Label with mathematical annotations

Description

label_parse() produces expression from strings by parsing them; label_math() constructs expressions by replacing the pronoun .x with each string.

Usage

label_parse()

label_math(expr = 10^.x, format = force)

Arguments

expr

expression to use

format

another format function to apply prior to mathematical transformation - this makes it easier to use floating point numbers in mathematical expressions.

Value

All label_() functions return a "labelling" function, i.e. a function that takes a vector x and returns a character vector of length(x) giving a label for each input value.

Labelling functions are designed to be used with the labels argument of ggplot2 scales. The examples demonstrate their use with x scales, but they work similarly for all scales, including those that generate legends rather than axes.

See Also

plotmath for the details of mathematical formatting in R.

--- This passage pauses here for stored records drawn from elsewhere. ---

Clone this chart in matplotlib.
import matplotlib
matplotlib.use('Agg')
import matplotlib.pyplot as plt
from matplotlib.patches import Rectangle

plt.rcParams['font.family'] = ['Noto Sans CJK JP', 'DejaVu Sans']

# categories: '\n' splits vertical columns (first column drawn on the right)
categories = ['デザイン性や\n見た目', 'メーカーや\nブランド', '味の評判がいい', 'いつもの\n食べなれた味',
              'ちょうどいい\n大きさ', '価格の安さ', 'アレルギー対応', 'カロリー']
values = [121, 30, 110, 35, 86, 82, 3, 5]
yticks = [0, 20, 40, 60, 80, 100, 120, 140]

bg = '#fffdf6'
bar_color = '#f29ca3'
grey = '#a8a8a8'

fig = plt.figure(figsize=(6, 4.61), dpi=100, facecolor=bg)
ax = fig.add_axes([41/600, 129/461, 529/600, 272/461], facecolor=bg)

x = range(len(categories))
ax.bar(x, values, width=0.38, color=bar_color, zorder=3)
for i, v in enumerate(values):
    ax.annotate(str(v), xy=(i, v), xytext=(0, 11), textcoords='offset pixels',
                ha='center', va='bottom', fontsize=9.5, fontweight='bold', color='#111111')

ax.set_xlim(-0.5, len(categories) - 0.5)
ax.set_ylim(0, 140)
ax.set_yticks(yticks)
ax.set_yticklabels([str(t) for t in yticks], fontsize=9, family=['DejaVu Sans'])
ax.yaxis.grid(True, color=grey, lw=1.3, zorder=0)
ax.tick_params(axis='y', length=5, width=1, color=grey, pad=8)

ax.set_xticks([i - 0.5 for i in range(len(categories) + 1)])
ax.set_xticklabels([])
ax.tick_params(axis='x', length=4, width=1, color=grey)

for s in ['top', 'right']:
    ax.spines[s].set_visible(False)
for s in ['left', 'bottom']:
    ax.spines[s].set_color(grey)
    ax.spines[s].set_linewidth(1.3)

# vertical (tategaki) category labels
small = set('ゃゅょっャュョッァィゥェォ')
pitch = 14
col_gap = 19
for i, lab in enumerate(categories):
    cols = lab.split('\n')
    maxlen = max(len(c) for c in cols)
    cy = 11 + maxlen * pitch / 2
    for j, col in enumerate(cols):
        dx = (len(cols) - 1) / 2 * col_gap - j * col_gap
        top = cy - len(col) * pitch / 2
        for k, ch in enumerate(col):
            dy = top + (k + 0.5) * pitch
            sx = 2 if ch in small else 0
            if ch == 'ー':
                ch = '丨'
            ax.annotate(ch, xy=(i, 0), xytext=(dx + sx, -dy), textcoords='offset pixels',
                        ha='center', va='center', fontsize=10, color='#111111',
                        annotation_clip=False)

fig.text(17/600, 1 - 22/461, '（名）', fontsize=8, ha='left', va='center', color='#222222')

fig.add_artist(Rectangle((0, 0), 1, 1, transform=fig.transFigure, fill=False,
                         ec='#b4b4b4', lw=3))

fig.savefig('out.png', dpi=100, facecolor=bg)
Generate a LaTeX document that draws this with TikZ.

Other labels for continuous scales: label_bytes(), label_currency(), label_number_auto(), label_number_si(), label_ordinal(), label_percent(), label_pvalue(), label_scientific()

Other labels for discrete scales: label_wrap()

Examples

# Use label_parse() with discrete scales
greek <- c("alpha", "beta", "gamma")
demo_discrete(greek)
demo_discrete(greek, labels = label_parse())

# Use label_math() with continuous scales
demo_continuous(c(1, 5))
demo_continuous(c(1, 5), labels = label_math(alpha[.x]))
demo_continuous(c(1, 5), labels = label_math())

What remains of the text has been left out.